Appeal Court strikes down Victoria's plastic bag ban
Victoria's Plastic bag Regulation bylaw has been struck down by the Court of Appeal.
The bylaw, which has been in effect since July 1, 2018, banned the use of single-use plastic checkout bags and set a minimum price on paper and reusable checkout bags.
In their reasons for judgment, the Court found the bylaw's dominant purpose was to protect the natural environment rather than business regulation.
Because of that provincial approval for the bylaw was required. Since the City did not get such approval, the bylaw is not valid.
Mayor Lisa Helps promises to review the decision and consider all options. She maintains the Court decision doesn't undermine the soundness of the bylaw itself, it only deals with the process required for its adoption.
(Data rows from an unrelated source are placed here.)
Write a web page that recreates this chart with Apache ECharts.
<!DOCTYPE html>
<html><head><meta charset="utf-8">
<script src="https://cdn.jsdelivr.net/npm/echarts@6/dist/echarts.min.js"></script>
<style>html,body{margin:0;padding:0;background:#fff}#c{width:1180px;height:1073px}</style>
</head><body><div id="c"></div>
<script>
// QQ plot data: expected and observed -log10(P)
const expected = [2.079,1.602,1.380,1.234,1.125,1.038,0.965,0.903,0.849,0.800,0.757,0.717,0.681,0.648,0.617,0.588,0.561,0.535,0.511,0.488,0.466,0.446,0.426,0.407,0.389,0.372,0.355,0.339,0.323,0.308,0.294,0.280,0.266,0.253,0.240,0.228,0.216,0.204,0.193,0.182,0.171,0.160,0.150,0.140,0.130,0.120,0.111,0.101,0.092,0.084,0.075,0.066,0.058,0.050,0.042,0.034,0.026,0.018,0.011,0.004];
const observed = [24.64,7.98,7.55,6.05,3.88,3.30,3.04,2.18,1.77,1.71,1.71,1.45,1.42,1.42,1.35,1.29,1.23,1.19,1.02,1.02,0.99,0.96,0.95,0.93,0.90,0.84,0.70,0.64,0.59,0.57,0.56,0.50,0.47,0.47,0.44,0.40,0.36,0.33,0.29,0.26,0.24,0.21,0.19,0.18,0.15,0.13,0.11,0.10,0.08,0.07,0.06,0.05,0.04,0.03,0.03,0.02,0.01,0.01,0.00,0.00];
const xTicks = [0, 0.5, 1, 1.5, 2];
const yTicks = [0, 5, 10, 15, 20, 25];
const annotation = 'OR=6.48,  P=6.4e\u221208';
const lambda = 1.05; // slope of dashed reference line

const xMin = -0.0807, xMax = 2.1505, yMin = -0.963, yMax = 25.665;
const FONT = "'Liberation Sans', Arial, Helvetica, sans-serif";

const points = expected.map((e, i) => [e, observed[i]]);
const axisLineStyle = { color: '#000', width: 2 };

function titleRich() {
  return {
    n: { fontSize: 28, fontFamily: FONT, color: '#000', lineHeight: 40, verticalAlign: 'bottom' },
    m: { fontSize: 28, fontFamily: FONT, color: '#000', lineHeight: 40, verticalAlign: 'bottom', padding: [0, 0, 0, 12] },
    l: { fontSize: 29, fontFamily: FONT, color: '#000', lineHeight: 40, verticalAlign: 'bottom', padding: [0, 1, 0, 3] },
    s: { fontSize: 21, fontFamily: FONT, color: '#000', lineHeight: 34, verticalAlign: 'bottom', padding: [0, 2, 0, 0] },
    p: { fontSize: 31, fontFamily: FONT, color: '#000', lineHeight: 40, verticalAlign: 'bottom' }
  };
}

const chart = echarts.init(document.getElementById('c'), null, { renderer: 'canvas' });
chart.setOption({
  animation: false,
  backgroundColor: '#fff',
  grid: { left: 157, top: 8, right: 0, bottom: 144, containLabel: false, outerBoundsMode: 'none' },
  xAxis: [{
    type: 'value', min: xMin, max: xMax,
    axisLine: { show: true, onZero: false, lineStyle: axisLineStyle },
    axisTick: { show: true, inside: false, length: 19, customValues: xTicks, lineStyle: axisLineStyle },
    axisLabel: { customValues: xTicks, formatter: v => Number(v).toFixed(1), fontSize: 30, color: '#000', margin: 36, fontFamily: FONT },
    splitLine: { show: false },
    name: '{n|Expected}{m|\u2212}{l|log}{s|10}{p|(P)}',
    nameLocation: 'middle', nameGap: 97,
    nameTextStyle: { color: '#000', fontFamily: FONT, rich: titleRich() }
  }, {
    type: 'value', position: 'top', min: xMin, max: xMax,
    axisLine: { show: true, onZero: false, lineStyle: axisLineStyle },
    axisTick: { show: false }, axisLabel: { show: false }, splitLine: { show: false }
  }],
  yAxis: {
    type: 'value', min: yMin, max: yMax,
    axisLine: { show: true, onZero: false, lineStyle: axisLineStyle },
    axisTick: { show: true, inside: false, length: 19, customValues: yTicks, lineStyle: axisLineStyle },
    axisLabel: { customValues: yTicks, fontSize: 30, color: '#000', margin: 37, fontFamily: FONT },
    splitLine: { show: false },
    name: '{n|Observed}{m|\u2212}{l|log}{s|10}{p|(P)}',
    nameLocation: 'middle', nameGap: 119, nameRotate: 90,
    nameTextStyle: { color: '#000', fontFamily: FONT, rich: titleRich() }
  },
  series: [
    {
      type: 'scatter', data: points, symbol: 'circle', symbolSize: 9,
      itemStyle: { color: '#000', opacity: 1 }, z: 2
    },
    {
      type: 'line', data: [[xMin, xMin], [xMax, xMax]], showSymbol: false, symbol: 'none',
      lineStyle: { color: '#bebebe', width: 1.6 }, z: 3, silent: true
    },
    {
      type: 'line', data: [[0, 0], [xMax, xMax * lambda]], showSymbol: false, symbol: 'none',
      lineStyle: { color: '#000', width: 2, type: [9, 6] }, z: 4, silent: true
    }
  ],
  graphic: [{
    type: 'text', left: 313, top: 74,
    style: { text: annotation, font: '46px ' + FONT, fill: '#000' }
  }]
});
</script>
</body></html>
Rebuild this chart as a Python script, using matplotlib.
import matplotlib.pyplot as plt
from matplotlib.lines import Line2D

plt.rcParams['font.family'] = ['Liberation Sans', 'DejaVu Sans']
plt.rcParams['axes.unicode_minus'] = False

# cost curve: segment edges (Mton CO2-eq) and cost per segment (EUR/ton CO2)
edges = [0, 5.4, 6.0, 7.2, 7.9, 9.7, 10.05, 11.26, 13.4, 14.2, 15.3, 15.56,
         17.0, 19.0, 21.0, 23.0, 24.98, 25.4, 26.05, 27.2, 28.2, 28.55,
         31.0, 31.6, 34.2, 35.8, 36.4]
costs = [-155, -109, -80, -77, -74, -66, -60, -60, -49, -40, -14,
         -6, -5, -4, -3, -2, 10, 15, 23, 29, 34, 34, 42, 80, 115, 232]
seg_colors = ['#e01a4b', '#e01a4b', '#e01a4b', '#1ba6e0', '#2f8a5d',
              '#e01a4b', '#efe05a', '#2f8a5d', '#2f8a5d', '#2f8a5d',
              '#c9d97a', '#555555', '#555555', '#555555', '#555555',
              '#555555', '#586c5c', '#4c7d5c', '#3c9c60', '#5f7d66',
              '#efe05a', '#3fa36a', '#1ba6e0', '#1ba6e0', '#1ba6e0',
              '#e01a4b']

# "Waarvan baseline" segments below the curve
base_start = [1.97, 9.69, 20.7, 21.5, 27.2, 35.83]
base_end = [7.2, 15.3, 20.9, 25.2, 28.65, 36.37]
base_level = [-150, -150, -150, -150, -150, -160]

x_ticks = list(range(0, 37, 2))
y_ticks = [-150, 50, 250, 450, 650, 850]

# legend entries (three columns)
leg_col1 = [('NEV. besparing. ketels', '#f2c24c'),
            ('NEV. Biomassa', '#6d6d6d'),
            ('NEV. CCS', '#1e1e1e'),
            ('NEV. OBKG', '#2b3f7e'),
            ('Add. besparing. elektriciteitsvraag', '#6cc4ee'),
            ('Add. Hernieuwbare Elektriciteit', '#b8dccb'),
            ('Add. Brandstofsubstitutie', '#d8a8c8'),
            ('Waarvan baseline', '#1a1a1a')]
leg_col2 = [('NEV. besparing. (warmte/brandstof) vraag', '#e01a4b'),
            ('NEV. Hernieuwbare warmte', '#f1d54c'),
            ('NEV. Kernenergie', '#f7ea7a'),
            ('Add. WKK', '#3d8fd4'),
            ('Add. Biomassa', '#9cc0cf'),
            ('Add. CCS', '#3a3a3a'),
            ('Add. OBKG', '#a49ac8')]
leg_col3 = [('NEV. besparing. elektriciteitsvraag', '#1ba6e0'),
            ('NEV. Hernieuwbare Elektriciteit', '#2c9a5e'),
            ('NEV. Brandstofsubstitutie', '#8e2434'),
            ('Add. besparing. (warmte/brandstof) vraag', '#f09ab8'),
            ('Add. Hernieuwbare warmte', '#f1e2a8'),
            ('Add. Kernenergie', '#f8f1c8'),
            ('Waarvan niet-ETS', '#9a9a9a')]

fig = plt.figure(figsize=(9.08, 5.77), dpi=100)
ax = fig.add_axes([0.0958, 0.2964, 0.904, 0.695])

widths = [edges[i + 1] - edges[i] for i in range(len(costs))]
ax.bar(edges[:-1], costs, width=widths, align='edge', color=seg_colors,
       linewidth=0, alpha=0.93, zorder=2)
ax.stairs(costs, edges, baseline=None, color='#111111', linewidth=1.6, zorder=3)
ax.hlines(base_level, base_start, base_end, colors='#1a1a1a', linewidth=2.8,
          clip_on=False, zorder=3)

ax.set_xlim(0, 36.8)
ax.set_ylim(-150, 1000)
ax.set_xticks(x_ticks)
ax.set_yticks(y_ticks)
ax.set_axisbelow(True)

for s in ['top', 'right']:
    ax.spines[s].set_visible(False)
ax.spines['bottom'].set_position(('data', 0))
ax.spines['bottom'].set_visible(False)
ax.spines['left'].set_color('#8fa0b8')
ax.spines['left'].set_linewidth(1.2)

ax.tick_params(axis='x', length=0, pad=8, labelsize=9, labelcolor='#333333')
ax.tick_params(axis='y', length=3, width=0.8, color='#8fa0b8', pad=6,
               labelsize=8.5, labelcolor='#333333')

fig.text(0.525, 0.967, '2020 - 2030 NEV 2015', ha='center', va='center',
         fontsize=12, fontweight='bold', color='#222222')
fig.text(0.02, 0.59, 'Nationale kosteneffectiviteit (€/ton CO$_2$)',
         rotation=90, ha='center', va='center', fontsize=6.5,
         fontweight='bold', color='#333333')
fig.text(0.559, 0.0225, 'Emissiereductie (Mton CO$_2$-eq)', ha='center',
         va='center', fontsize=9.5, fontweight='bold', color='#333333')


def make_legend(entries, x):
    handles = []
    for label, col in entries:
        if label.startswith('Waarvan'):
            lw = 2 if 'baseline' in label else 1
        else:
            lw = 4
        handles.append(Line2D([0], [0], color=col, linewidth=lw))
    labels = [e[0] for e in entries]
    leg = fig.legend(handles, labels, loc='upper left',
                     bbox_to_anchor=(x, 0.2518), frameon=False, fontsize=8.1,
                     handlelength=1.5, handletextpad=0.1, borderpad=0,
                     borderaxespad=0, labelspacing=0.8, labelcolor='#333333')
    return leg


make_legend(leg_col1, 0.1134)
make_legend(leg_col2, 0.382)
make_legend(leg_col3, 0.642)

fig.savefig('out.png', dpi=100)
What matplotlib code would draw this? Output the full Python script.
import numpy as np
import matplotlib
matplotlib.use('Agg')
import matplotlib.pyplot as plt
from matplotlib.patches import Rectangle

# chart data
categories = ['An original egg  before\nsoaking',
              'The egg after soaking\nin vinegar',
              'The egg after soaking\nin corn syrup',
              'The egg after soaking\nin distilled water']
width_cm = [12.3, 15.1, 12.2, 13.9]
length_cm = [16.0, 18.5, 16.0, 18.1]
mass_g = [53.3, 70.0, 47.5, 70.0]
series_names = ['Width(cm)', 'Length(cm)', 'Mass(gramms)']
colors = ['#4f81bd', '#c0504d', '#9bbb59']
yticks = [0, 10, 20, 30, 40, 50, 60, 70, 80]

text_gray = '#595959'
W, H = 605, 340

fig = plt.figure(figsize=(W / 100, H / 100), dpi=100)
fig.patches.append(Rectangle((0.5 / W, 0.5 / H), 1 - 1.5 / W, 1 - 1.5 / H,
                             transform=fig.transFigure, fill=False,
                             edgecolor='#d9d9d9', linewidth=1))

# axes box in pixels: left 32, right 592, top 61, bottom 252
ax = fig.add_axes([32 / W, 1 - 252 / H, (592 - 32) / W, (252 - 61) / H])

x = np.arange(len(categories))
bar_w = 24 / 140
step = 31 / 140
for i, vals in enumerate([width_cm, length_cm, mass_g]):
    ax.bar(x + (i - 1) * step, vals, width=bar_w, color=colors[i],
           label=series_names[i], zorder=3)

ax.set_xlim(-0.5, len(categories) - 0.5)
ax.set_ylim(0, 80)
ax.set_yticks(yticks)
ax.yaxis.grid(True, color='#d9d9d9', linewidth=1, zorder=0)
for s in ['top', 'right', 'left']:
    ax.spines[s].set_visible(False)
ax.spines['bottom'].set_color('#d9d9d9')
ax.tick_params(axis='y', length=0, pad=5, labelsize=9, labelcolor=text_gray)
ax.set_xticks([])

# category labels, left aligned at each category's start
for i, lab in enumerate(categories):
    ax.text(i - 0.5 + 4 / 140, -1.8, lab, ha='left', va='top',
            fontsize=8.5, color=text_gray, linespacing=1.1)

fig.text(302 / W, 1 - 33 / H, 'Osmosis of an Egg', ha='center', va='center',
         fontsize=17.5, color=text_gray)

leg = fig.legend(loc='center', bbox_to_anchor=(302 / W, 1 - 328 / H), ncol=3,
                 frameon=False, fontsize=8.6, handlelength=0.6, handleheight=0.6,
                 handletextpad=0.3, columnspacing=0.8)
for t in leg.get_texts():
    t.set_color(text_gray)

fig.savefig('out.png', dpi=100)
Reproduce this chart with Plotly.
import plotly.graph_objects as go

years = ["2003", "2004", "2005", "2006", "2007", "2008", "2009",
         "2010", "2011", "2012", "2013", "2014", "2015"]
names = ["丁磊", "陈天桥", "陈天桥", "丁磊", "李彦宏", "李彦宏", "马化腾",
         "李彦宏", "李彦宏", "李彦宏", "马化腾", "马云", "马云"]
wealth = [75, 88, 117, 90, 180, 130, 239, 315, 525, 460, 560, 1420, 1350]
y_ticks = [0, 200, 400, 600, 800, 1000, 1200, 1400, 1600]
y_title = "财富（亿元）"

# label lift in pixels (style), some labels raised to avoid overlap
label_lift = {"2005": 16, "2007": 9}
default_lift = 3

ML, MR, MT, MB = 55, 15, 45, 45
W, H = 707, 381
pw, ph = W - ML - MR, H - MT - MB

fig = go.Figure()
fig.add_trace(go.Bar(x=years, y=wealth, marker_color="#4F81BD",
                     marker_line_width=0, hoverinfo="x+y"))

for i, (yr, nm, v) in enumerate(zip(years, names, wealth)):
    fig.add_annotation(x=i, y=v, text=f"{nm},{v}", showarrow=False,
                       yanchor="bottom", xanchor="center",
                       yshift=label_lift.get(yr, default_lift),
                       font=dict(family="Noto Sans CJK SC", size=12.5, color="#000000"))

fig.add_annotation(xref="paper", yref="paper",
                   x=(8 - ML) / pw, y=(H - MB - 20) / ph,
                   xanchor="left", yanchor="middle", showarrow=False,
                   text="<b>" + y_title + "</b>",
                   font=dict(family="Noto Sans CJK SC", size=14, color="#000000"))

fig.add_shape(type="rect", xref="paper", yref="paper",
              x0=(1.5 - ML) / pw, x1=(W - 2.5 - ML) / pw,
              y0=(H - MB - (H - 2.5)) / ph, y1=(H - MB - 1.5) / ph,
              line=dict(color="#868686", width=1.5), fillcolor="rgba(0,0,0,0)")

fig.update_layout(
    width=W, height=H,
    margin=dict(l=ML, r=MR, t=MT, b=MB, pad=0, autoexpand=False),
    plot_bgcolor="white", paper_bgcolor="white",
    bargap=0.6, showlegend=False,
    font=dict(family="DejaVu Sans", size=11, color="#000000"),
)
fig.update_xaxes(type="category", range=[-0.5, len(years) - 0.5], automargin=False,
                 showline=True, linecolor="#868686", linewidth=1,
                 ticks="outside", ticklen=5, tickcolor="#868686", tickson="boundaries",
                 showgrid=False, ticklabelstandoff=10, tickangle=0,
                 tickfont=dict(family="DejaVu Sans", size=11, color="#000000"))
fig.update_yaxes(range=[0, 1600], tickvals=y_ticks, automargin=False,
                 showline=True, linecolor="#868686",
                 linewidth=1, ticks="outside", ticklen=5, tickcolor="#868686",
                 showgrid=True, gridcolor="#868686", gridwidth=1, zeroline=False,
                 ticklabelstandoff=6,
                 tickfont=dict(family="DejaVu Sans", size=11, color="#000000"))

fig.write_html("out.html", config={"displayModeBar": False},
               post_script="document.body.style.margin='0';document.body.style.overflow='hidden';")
In a news release, Victolria city hall says since the bylaw's introduction more than 17 million plastic bags have been eliminated from the community, village centres, parks and beaches - bags that otherwise would end up as litter or choke the landfill for hundreds of years.
Helps says there is no turning back as the continued use of single-use plastic checkout bags is an unsustainable practice, and she encourages businesses and shoppers to stay-the-course on reusable checkout bags.
Besides Victoria, hundreds of B.C., Canadian and international jurisdictions are already introducing programs and regulations to eliminate single-use plastic bags.